As far as origins go, that is no clearer. Just about every mythology has some deity or deities connected to the cold; even sunny Greece (Khione and Boreas). The temptation is to connect Jack Frost with the Viking “Frosti” and his brother “Jokul,” sons of Kari, a wind god. Their names translate to “Frost” and “Icicle.” However, scholars see no connection between them and our Jack Frost.

The spritely Jack Frost that we know appears to have come out of the early nineteenth century. He is elvish and mischievous but not to be feared as is the character of our Russian tale. The English Jack Frost will nip your nose, cheeks, and ears but nothing worse. He is also assigned to paint the leaves on trees with their fall colors. I stumbled across a painting by Maxfield Parrish of Jack Frost at this task, the work labeled as a self-portrait.

Jack Frost often appears in popular culture. For example, L Frank Baum’s The Life and Adventures of Santa Claus (1902). In the 1940s, there was a comic-book series called Jack Frost, put out by Timely Comics, later named Marvel Comics.

There are two movies called Jack Frost. One is a sentimental story about a father who during his lifetime neglected his family. Upon his accidental death, he returns in the form of a snowman named Jack Frost, to help his young son. There are two notable items about the film. Three of Frank Zappa’s children have roles, and it was a box-office bomb, grossing about half of what it cost to produce.

The second production, critically panned but achieving a cult following, was a black-comedy, slasher, direct-to-video film. A serial murderer named Jack Frost is being driven to his execution in the fictional town of Snowmonton, when there is a collision with a “genetics” truck. The genetic material causes Jack’s body, lying in the snow, to mutate into a killer snowman.

Jack Frost 2: Revenge of the Mutant Killer Snowman has a family of ravenous snowmen attacking tourists on a tropical island. The director threatens a third film to be called Jackzilla. So far, we have been spared.
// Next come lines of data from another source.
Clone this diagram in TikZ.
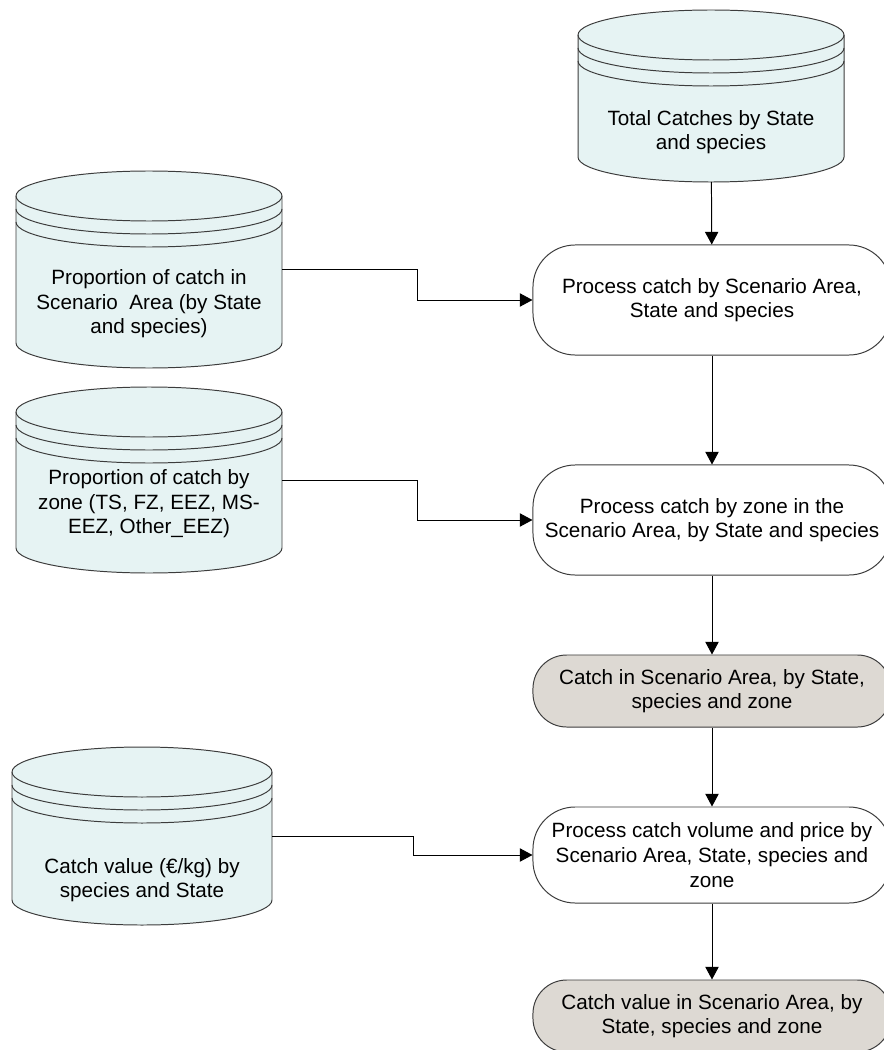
\documentclass[tikz,border=0pt]{standalone}
\usepackage{fontspec}
\setmainfont{Liberation Sans}
\usetikzlibrary{arrows.meta}
\definecolor{storefill}{RGB}{230,243,243}
\definecolor{resultfill}{RGB}{221,217,211}
\definecolor{edgegrey}{RGB}{60,60,60}
\tikzset{
  store/.style={draw=edgegrey,line width=0.7pt,fill=storefill},
  storeline/.style={draw=edgegrey,line width=0.7pt},
  storebody/.style={inner sep=0pt,outer sep=0pt},
  txt/.style={font=\fontsize{14.7}{17.5}\selectfont,align=center,inner sep=0pt},
  proc/.style={txt,draw=edgegrey,line width=0.7pt,fill=white,rounded corners=30pt,minimum width=8.95cm,minimum height=#1},
  result/.style={proc=#1,fill=resultfill,rounded corners=24pt},
  flow/.style={line width=0.7pt,-{Triangle[length=9pt,width=9.5pt]}}
}
% data store: name, centre x, side top, side bottom, half width, text y, text
\newcommand{\datastore}[7]{%
  \filldraw[store] (#2-#5,#3) -- (#2-#5,#4) arc[start angle=180,end angle=0,x radius=#5,y radius=25]
    -- (#2+#5,#3) arc[start angle=0,end angle=-180,x radius=#5,y radius=25] -- cycle;
  \foreach \d in {0,13,26}
    \draw[storeline] (#2-#5,#3+\d) arc[start angle=180,end angle=0,x radius=#5,y radius=25];
  \node[storebody,minimum width=#5*0.05cm,minimum height=(#4-#3+50)*0.025cm] (#1) at (#2,{(#3+#4)/2}) {};
  \node[txt] (#1-txt) at (#2,#6) {#7};
}

\begin{document}
\begin{tikzpicture}[x=0.025cm,y=-0.025cm]
  \useasboundingbox (0,0) rectangle (883,1050);

  % stores
  \datastore{totals}{711}{35}{157}{133}{132}{Total Catches by State\\and species}
  \datastore{areashare}{149}{196}{343}{133}{304}{Proportion of catch in\\Scenario~ Area (by State\\and species)}
  \datastore{zoneshare}{149}{412}{548}{133}{504}{Proportion of catch by\\zone (TS, FZ, EEZ, MS-\\EEZ, Other\_EEZ)}
  \datastore{unitprice}{142}{772}{900}{130}{880}{Catch value (€/kg) by\\species and State}

  % processes and results
  \node[proc=2.75cm] (areaproc) at (712,300) {Process catch by Scenario Area,\\State and species};
  \node[proc=2.75cm] (zoneproc) at (712,520) {Process catch by zone in the\\Scenario Area, by State and species};
  \node[result=1.8cm] (zonecatch) at (712,691) {Catch in Scenario Area, by State,\\species and zone};
  \node[proc=2.4cm] (valueproc) at (712,855) {Process catch volume and price by\\Scenario Area, State, species and\\zone};
  \node[result=1.8cm] (zonevalue) at (712,1016) {Catch value in Scenario Area, by\\State, species and zone};

  % flows
  \draw[flow] (totals) -- (areaproc);
  \draw[flow] (areaproc) -- (zoneproc);
  \draw[flow] (zoneproc) -- (zonecatch);
  \draw[flow] (zonecatch) -- (valueproc);
  \draw[flow] (valueproc) -- (zonevalue);
  \draw[flow] (areashare.east) -- ++(135,0) |- (areaproc.west);
  \draw[flow] (zoneshare.east) -- ++(135,0) |- (zoneproc.west);
  \draw[flow] (unitprice.east) -- ++(141,0) |- (valueproc.west);
\end{tikzpicture}
\end{document}
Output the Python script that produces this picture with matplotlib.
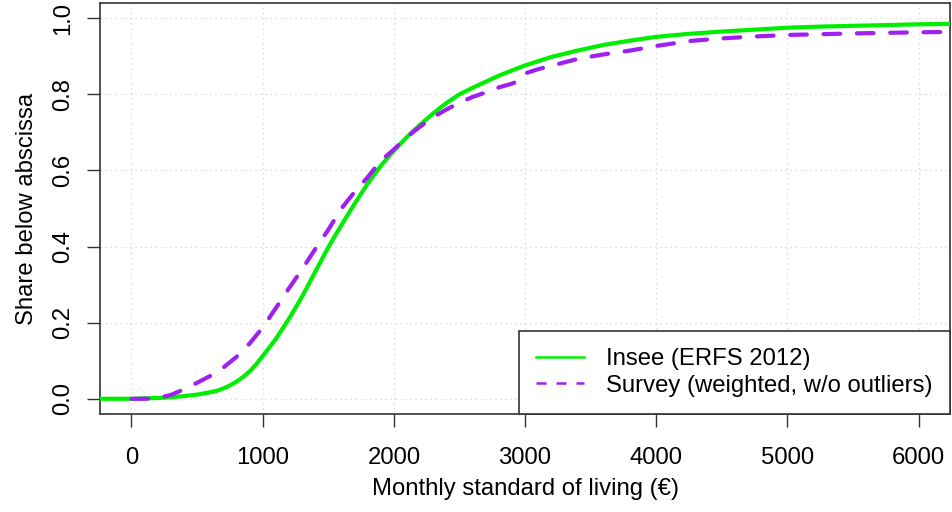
"""Cumulative distribution of monthly standard of living: Insee vs survey."""
import matplotlib
matplotlib.use("Agg")
import matplotlib.pyplot as plt
from matplotlib.lines import Line2D
from matplotlib.ticker import FixedLocator, FixedFormatter

plt.rcParams["font.family"] = ["Liberation Sans", "DejaVu Sans"]

# ── data ────────────────────────────────────────────────────────────────────
insee_x = [-240, 0, 200, 300, 400, 500, 550, 600, 650, 700, 750, 800, 850,
           900, 950, 1000, 1100, 1200, 1300, 1400, 1500, 1600, 1700, 1800,
           1900, 2000, 2100, 2200, 2300, 2400, 2500, 2600, 2800, 3000, 3200,
           3400, 3600, 3800, 4000, 4250, 4500, 4750, 5000, 5250, 5500, 5750,
           6000, 6240]
insee_y = [0.0, 0.0, 0.002, 0.004, 0.007, 0.011, 0.014, 0.017, 0.021, 0.027,
           0.035, 0.045, 0.057, 0.072, 0.09, 0.112, 0.157, 0.21, 0.268, 0.333,
           0.398, 0.456, 0.512, 0.565, 0.612, 0.652, 0.688, 0.72, 0.75, 0.777,
           0.80, 0.817, 0.849, 0.876, 0.898, 0.915, 0.93, 0.941, 0.951, 0.959,
           0.965, 0.970, 0.975, 0.978, 0.980, 0.982, 0.984, 0.985]

survey_x = [0, 100, 200, 300, 400, 500, 600, 700, 800, 900, 1000, 1100, 1200,
            1300, 1400, 1500, 1600, 1700, 1800, 1900, 2000, 2100, 2200, 2300,
            2400, 2500, 2600, 2700, 2800, 2900, 2950, 3000, 3100, 3200, 3400,
            3600, 3800, 4000, 4250, 4500, 4750, 5000, 5500, 6000, 6240]
survey_y = [0.0, 0.0, 0.002, 0.01, 0.025, 0.042, 0.06, 0.082, 0.11, 0.145,
            0.187, 0.238, 0.29, 0.34, 0.393, 0.444, 0.50, 0.543, 0.582, 0.625,
            0.655, 0.688, 0.715, 0.74, 0.76, 0.778, 0.793, 0.805, 0.818, 0.828,
            0.835, 0.855, 0.866, 0.875, 0.893, 0.905, 0.915, 0.927, 0.94, 0.947,
            0.952, 0.956, 0.960, 0.963, 0.964]

series_labels = ["Insee (ERFS 2012)", "Survey (weighted, w/o outliers)"]
x_ticks = [0, 1000, 2000, 3000, 4000, 5000, 6000]
y_ticks = [0.0, 0.2, 0.4, 0.6, 0.8, 1.0]
y_ticklabels = ["0.0", "0.2", "0.4", "0.6", "0.8", "1.0"]

GREEN = "#00EE00"
PURPLE = "#A020F0"
FS = 17.2

# ── plot ────────────────────────────────────────────────────────────────────
fig = plt.figure(figsize=(9.52, 5.12), dpi=100)
ax = fig.add_axes([100 / 952, 1 - 414 / 512, 850 / 952, 411 / 512])

for v in x_ticks:
    ax.axvline(v, color="#D3D3D3", lw=0.9, ls=(0, (1, 3)), zorder=0)
for v in y_ticks:
    ax.axhline(v, color="#D3D3D3", lw=0.9, ls=(0, (1, 3)), zorder=0)

ax.plot(insee_x, insee_y, color=GREEN, lw=3.0, solid_capstyle="round",
        solid_joinstyle="round", zorder=3)
ax.plot(survey_x, survey_y, color=PURPLE, lw=3.0, dashes=(4, 4),
        dash_capstyle="round", zorder=4)

ax.set_xlim(-240, 6240)
ax.set_ylim(-0.04, 1.04)

ax.xaxis.set_major_locator(FixedLocator(x_ticks))
ax.yaxis.set_major_locator(FixedLocator(y_ticks))
ax.yaxis.set_major_formatter(FixedFormatter(y_ticklabels))
ax.tick_params(axis="both", direction="out", length=9.4, width=1.0,
               labelsize=FS, color="#333333")
ax.tick_params(axis="x", pad=14)
ax.tick_params(axis="y", pad=9)
for lab in ax.get_yticklabels():
    lab.set_rotation(90)
    lab.set_va("center")

for sp in ax.spines.values():
    sp.set_color("#333333")
    sp.set_linewidth(1.2)

ax.set_xlabel("Monthly standard of living (€)", fontsize=FS)
ax.set_ylabel("Share below abscissa", fontsize=FS)
ax.xaxis.set_label_coords(0.501, -0.155)
ax.yaxis.set_label_coords(-0.073, 0.5)

handles = [Line2D([], [], color=GREEN, lw=1.8),
           Line2D([], [], color=PURPLE, lw=1.8, dashes=(4, 4))]
leg = ax.legend(handles, series_labels, loc="lower right", fontsize=FS,
                borderaxespad=0, frameon=True, fancybox=False, framealpha=1,
                edgecolor="#333333", borderpad=0.72, handlelength=2.0,
                handletextpad=0.95, labelspacing=0.2)
leg.get_frame().set_linewidth(1.2)
leg.set_zorder(5)

fig.savefig("out.png", dpi=100)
I suppose this is a study in what can happen to a popular icon or fairy-tale character. Santa may have started with Saint Nicholas, a third-century Greek who became a bishop in Myra, Turkey. Around him gathered a number of tales about gift giving.

The Dutch version of this saint was Sint Nicolaas, which became SinterKlaus and was anglicized in America to Santa Claus. Clement C. Moore (or was it Henry Livingston Jr. as some suggest) in his Twas the Night Before Christmas, made him a plump, jolly, old elf dressed in fur and driving a miniature sleigh and eight tiny reindeer. Coca-Cola, in 1931, codified Santa as being fully human in size, decked out in a red suit with white trim, bereft of the long cloak of previous Santa illustrations.

I close down my laptop and put it back in the closet. It crossed my mind to Google “Slasher Claus.” I am sure it is out there, but I don’t want to know.

Rather, I settle back in my comfy chair, clearing my mind of all that silliness, and consider the deeper meaning of Christmas by contemplating the star on the top of my tree.

Your thoughts?

One thought on “Fairy Tale of the Month: December 2022 Jack Frost – Part One

  1. One of the more recent movies depicting Jack Frost is “The Santa Claus III” with Tim Allen. Jack Frost usurps Tim Allen’s Santa Clause for a very different North Pole riddled with commercialized havoc.

    Fandom artists of the Disney movie, Frozen, have created fantasy graphics of a romantic relationship between Elsa and Jack Frost.

    Always fun to see how original tales of a Fairytale character are altered for current times.